I am the credit manager at a small tools manufacturing company and recently, I’ve got the whole company angry at me, especially sales. Let me explain what’s going on.
About six months ago, out of the blue, one of our best customers declared Chapter 11 bankruptcy. There was no warning such as the invoices gradually becoming past due. In fact, just one month before the notification landed on my desk, orders were still coming in and payments were being made timely.
After the shock, we found out that the vice president, the president’s brother, left the country absconding with all of the company’s available cash. It’s a lot more complicated than the last sentence but it left us with an unpaid receivable close to $100K.
Then three months later, another customer declared bankruptcy due to extreme supply chain delay issues. This one was not so bad, leaving us hanging for $20K. Nevertheless, having two customers go belly-up on us within such a short period of time has made me hyper-sensitive towards our credit granting approval protocols.
In view of the unstable economic conditions, I decided to pare down all credit levels by 20%, regardless of the nature of each customer. As a result, a few customers have balked at our new policy and have gone elsewhere. Our sales manager has been very unhappy with my decision, calling me stingy, but I just feel that the unpredictability of our economy is forcing me to become much more conservative across the board.
Signed: Stingy in Minneapolis
Ok — let me tell you a couple of things. First, no credit risk management professional can predict when some criminal activity will transpire at their customer’s place of business. Whether it’s a small family-owned enterprise or a publicly traded corporation, we credit professionals can only make decisions based on the reliable information available to us. Corporate criminal activity is usually well under the radar and is something completely outside of our control.
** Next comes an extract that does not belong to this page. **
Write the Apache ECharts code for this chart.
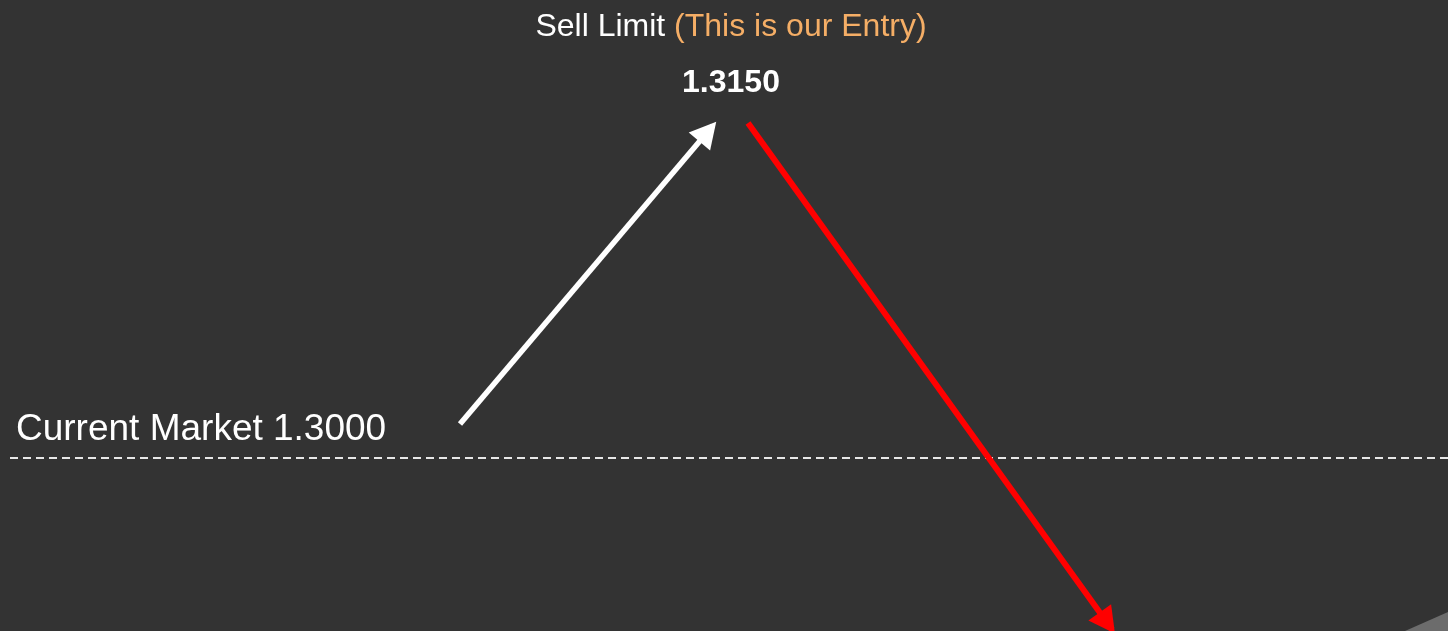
<!DOCTYPE html>
<html>
<head>
<meta charset="utf-8">
<script src="https://cdn.jsdelivr.net/npm/echarts@6/dist/echarts.min.js"></script>
<style>
  html, body { margin: 0; padding: 0; background: #333333; }
  #myEcharts { width: 1448px; height: 631px; }
</style>
</head>
<body>
<div id="myEcharts"></div>
<script>
// price levels
var currentPrice = 1.3000;
var entryPrice = 1.3150;
// x = time position, y = price
var priceRange = [1.29225, 1.32051];
var timeRange = [0, 1448];
var rallyPath = [[460, 1.30152], [713, 1.31489]];   // market rallies up to the sell limit
var dropPath = [[748, 1.3150], [1112, 1.29232]];    // then sells off, runs off the bottom
var entryPoint = [[731, entryPrice]];
var marketLineStart = 10;

var myChart = echarts.init(document.getElementById('myEcharts'));
var font = 'Liberation Sans, Arial, sans-serif';

// arrow head
var arrowHead = {
	symbol: 'triangle',
	symbolSize: [28, 26],
	symbolOffset: [0, 8]
};

var option = {
	backgroundColor: '#333333',
	animation: false,
	grid: { left: 0, right: 0, top: 0, bottom: 0 },
	xAxis: { type: 'value', min: timeRange[0], max: timeRange[1], show: false },
	yAxis: { type: 'value', min: priceRange[0], max: priceRange[1], show: false },
	series: [{
		type: 'scatter',
		data: entryPoint,
		symbolSize: 0,
		silent: true,
		itemStyle: { opacity: 1 },
		label: {
			show: true,
			position: 'top',
			distance: 12,
			fontFamily: font,
			formatter: function(p) {
				return '{a|Sell Limit }{b|(This is our Entry)}\n{c|' + p.value[1].toFixed(4) + '}';
			},
			rich: {
				a: { color: '#ffffff', fontSize: 32, lineHeight: 56, fontFamily: font },
				b: { color: '#f5ae66', fontSize: 32, lineHeight: 56, fontFamily: font },
				c: { color: '#ffffff', fontSize: 32, fontWeight: 'bold', lineHeight: 56, fontFamily: font }
			}
		}
	}, {
		type: 'line',
		data: [],
		markLine: {
			silent: true,
			animation: false,
			data: [
				[{
					coord: [marketLineStart, currentPrice],
					symbol: 'none',
					lineStyle: { color: '#e8e8e8', width: 2, type: [8, 5] },
					label: {
						show: true,
						position: 'insideStartTop',
						distance: [6, 10],
						color: '#ffffff',
						fontSize: 37,
						fontFamily: font,
						formatter: 'Current Market ' + currentPrice.toFixed(4)
					}
				}, { coord: [timeRange[1], currentPrice], symbol: 'none' }],
				[{
					coord: rallyPath[0],
					symbol: 'none',
					lineStyle: { color: '#ffffff', width: 5.5, type: 'solid' },
					label: { show: false }
				}, {
					coord: rallyPath[1],
					symbol: arrowHead.symbol,
					symbolSize: arrowHead.symbolSize,
					symbolOffset: arrowHead.symbolOffset
				}],
				[{
					coord: dropPath[0],
					symbol: 'none',
					lineStyle: { color: '#ff0000', width: 6, type: 'solid' },
					label: { show: false }
				}, {
					coord: dropPath[1],
					symbol: arrowHead.symbol,
					symbolSize: arrowHead.symbolSize,
					symbolOffset: arrowHead.symbolOffset
				}]
			]
		}
	}],
	graphic: [{
		type: 'polygon',
		silent: true,
		shape: { points: [[1405, 631], [1448, 612], [1448, 631]] },
		style: { fill: '#6c6c6c' }
	}]
};
myChart.setOption(option, true);
</script>
</body>
</html>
Secondly, the customer that went bankrupt due to supply chain issues is perhaps one that you could have possibly foreseen coming. However, you didn’t indicate if payments were slowing down or if there were other indicators that this customer was entering a very difficult period. Nevertheless, this is the type of situation that we credit professionals need to grapple with as best as possible.
I don’t see the value in paring down credit by 20% across the board. In other words, instead of evaluating the credit situation for each customer very carefully, you are driving away some customers for no reason, all because you don’t want to incur a credit risk. If you have performed all that is required to properly grant a certain level of credit and you are doing your utmost to monitor each customer, then I believe you have done your job.
My advice is that you change course, talk with your sales team and all others at the company who have a stake in the credit granting and collection process, and get back on track with maximizing your sales safely.
Please let me know how it turns out.